§ Description of the task
Please output every line of the material as it stands, without the pictures.

§ Information supplied

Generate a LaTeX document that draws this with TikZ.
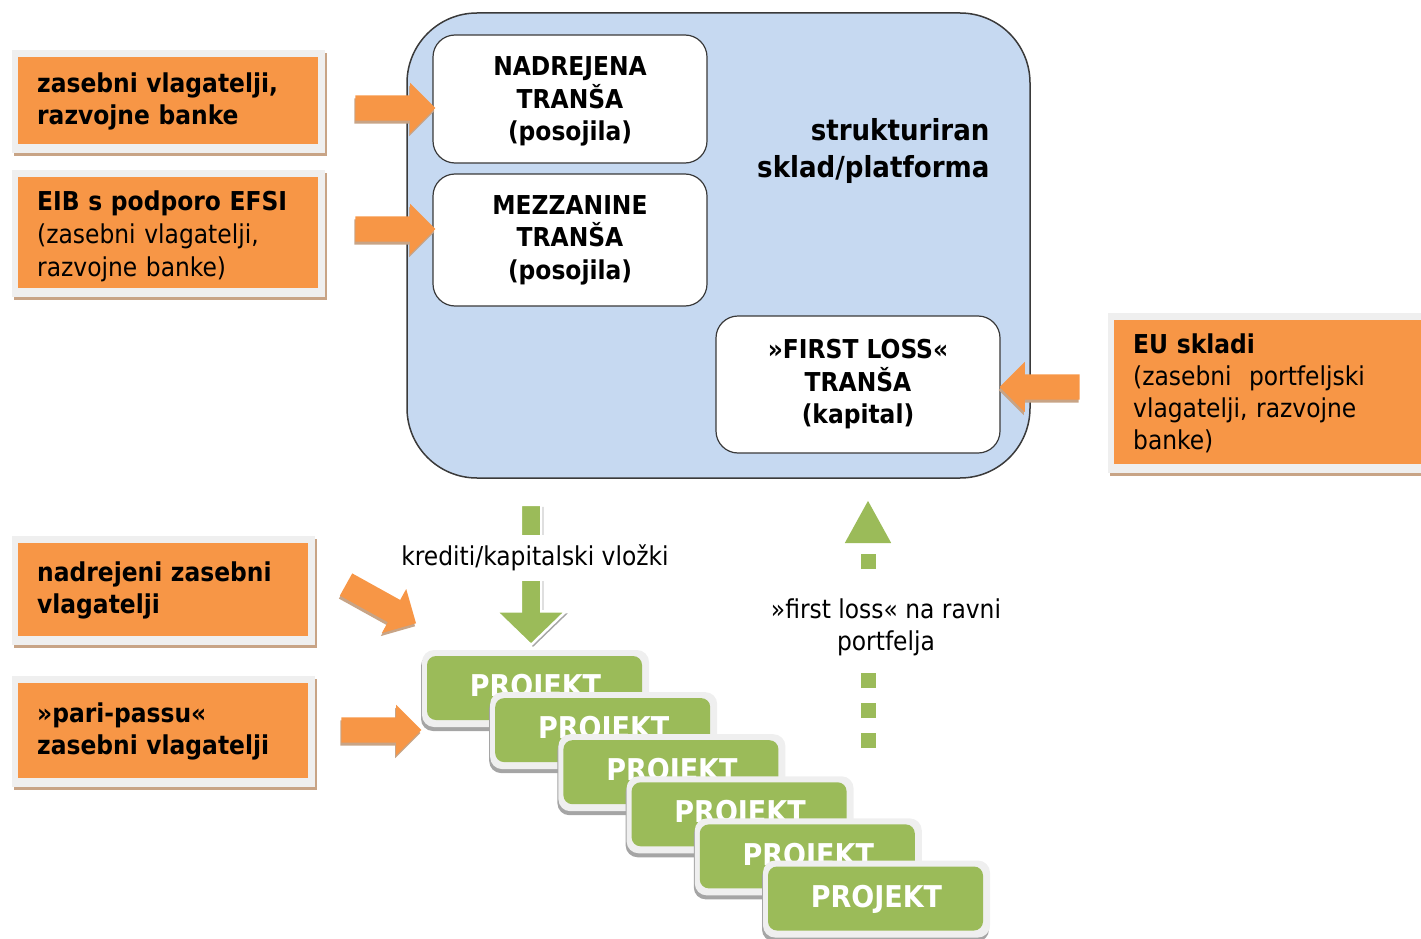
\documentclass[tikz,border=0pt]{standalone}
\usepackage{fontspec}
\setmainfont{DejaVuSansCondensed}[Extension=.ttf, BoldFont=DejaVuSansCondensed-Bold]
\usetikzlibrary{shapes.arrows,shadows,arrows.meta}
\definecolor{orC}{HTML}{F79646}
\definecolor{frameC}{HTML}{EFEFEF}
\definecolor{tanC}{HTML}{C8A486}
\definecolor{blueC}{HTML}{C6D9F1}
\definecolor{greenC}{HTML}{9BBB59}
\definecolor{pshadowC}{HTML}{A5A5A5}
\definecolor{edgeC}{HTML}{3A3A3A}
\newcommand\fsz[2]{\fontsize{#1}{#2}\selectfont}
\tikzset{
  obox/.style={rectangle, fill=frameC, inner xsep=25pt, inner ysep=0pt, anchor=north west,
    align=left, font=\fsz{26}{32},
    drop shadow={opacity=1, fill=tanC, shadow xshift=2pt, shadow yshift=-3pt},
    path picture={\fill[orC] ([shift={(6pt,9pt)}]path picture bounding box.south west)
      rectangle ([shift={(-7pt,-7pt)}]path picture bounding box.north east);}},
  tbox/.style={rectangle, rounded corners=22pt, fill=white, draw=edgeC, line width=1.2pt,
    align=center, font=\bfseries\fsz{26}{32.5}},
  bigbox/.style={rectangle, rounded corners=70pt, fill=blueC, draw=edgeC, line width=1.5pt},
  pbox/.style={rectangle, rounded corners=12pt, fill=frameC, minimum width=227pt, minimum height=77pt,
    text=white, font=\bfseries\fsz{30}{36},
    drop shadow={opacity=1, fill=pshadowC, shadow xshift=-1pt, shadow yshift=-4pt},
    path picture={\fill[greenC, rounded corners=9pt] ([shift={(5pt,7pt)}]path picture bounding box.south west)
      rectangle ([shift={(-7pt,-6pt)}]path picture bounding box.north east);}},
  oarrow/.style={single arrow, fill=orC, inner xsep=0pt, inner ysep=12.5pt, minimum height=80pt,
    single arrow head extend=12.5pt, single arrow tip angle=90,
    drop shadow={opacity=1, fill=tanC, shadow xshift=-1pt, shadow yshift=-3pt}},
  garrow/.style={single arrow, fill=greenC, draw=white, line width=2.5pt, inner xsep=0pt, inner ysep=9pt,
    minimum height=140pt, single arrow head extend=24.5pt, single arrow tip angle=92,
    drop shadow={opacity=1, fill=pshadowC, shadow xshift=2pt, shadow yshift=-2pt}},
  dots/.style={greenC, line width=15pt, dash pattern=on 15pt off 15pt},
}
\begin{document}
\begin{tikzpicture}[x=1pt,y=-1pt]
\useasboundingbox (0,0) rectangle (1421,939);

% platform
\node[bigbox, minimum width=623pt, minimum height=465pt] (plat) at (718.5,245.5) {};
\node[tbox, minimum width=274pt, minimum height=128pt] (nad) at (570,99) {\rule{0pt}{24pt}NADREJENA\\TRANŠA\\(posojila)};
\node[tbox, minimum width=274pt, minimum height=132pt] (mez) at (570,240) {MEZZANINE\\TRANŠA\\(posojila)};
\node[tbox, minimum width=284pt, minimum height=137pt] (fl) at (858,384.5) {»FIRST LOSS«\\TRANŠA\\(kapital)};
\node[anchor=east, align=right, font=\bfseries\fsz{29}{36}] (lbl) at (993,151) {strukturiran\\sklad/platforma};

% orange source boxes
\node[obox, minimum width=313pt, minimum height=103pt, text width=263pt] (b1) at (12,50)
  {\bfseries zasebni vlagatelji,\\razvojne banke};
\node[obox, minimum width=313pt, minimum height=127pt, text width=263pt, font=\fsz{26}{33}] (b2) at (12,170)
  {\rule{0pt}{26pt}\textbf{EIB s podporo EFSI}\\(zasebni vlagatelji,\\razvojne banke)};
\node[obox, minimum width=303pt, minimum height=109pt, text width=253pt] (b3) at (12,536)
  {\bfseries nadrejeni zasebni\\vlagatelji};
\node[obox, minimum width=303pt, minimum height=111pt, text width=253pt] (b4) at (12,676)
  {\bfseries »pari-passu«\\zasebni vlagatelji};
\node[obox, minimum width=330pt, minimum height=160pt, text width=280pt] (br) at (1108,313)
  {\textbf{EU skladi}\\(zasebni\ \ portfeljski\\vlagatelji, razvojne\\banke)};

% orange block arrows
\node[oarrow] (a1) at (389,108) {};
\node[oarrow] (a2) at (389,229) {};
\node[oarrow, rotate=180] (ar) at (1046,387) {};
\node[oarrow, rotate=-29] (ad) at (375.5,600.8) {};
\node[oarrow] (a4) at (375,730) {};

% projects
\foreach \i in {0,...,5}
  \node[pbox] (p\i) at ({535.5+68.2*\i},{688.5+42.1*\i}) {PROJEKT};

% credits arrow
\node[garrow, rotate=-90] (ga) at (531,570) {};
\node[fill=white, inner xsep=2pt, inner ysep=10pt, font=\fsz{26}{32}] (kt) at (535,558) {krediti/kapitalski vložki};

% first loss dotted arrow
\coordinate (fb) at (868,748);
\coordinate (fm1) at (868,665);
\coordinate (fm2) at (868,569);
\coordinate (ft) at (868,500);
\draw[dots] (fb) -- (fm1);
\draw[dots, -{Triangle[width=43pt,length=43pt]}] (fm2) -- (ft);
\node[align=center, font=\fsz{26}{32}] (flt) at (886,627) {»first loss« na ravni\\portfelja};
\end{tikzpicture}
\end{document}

§ Result of the task
Generate a LaTeX document that draws this with TikZ.
\documentclass[tikz,border=0pt]{standalone}
\usepackage{fontspec}
\setmainfont{DejaVuSansCondensed}[Extension=.ttf, BoldFont=DejaVuSansCondensed-Bold]
\usetikzlibrary{shapes.arrows,shadows,arrows.meta}
\definecolor{orC}{HTML}{F79646}
\definecolor{frameC}{HTML}{EFEFEF}
\definecolor{tanC}{HTML}{C8A486}
\definecolor{blueC}{HTML}{C6D9F1}
\definecolor{greenC}{HTML}{9BBB59}
\definecolor{pshadowC}{HTML}{A5A5A5}
\definecolor{edgeC}{HTML}{3A3A3A}
\newcommand\fsz[2]{\fontsize{#1}{#2}\selectfont}
\tikzset{
  obox/.style={rectangle, fill=frameC, inner xsep=25pt, inner ysep=0pt, anchor=north west,
    align=left, font=\fsz{26}{32},
    drop shadow={opacity=1, fill=tanC, shadow xshift=2pt, shadow yshift=-3pt},
    path picture={\fill[orC] ([shift={(6pt,9pt)}]path picture bounding box.south west)
      rectangle ([shift={(-7pt,-7pt)}]path picture bounding box.north east);}},
  tbox/.style={rectangle, rounded corners=22pt, fill=white, draw=edgeC, line width=1.2pt,
    align=center, font=\bfseries\fsz{26}{32.5}},
  bigbox/.style={rectangle, rounded corners=70pt, fill=blueC, draw=edgeC, line width=1.5pt},
  pbox/.style={rectangle, rounded corners=12pt, fill=frameC, minimum width=227pt, minimum height=77pt,
    text=white, font=\bfseries\fsz{30}{36},
    drop shadow={opacity=1, fill=pshadowC, shadow xshift=-1pt, shadow yshift=-4pt},
    path picture={\fill[greenC, rounded corners=9pt] ([shift={(5pt,7pt)}]path picture bounding box.south west)
      rectangle ([shift={(-7pt,-6pt)}]path picture bounding box.north east);}},
  oarrow/.style={single arrow, fill=orC, inner xsep=0pt, inner ysep=12.5pt, minimum height=80pt,
    single arrow head extend=12.5pt, single arrow tip angle=90,
    drop shadow={opacity=1, fill=tanC, shadow xshift=-1pt, shadow yshift=-3pt}},
  garrow/.style={single arrow, fill=greenC, draw=white, line width=2.5pt, inner xsep=0pt, inner ysep=9pt,
    minimum height=140pt, single arrow head extend=24.5pt, single arrow tip angle=92,
    drop shadow={opacity=1, fill=pshadowC, shadow xshift=2pt, shadow yshift=-2pt}},
  dots/.style={greenC, line width=15pt, dash pattern=on 15pt off 15pt},
}
\begin{document}
\begin{tikzpicture}[x=1pt,y=-1pt]
\useasboundingbox (0,0) rectangle (1421,939);

% platform
\node[bigbox, minimum width=623pt, minimum height=465pt] (plat) at (718.5,245.5) {};
\node[tbox, minimum width=274pt, minimum height=128pt] (nad) at (570,99) {\rule{0pt}{24pt}NADREJENA\\TRANŠA\\(posojila)};
\node[tbox, minimum width=274pt, minimum height=132pt] (mez) at (570,240) {MEZZANINE\\TRANŠA\\(posojila)};
\node[tbox, minimum width=284pt, minimum height=137pt] (fl) at (858,384.5) {»FIRST LOSS«\\TRANŠA\\(kapital)};
\node[anchor=east, align=right, font=\bfseries\fsz{29}{36}] (lbl) at (993,151) {strukturiran\\sklad/platforma};

% orange source boxes
\node[obox, minimum width=313pt, minimum height=103pt, text width=263pt] (b1) at (12,50)
  {\bfseries zasebni vlagatelji,\\razvojne banke};
\node[obox, minimum width=313pt, minimum height=127pt, text width=263pt, font=\fsz{26}{33}] (b2) at (12,170)
  {\rule{0pt}{26pt}\textbf{EIB s podporo EFSI}\\(zasebni vlagatelji,\\razvojne banke)};
\node[obox, minimum width=303pt, minimum height=109pt, text width=253pt] (b3) at (12,536)
  {\bfseries nadrejeni zasebni\\vlagatelji};
\node[obox, minimum width=303pt, minimum height=111pt, text width=253pt] (b4) at (12,676)
  {\bfseries »pari-passu«\\zasebni vlagatelji};
\node[obox, minimum width=330pt, minimum height=160pt, text width=280pt] (br) at (1108,313)
  {\textbf{EU skladi}\\(zasebni\ \ portfeljski\\vlagatelji, razvojne\\banke)};

% orange block arrows
\node[oarrow] (a1) at (389,108) {};
\node[oarrow] (a2) at (389,229) {};
\node[oarrow, rotate=180] (ar) at (1046,387) {};
\node[oarrow, rotate=-29] (ad) at (375.5,600.8) {};
\node[oarrow] (a4) at (375,730) {};

% projects
\foreach \i in {0,...,5}
  \node[pbox] (p\i) at ({535.5+68.2*\i},{688.5+42.1*\i}) {PROJEKT};

% credits arrow
\node[garrow, rotate=-90] (ga) at (531,570) {};
\node[fill=white, inner xsep=2pt, inner ysep=10pt, font=\fsz{26}{32}] (kt) at (535,558) {krediti/kapitalski vložki};

% first loss dotted arrow
\coordinate (fb) at (868,748);
\coordinate (fm1) at (868,665);
\coordinate (fm2) at (868,569);
\coordinate (ft) at (868,500);
\draw[dots] (fb) -- (fm1);
\draw[dots, -{Triangle[width=43pt,length=43pt]}] (fm2) -- (ft);
\node[align=center, font=\fsz{26}{32}] (flt) at (886,627) {»first loss« na ravni\\portfelja};
\end{tikzpicture}
\end{document}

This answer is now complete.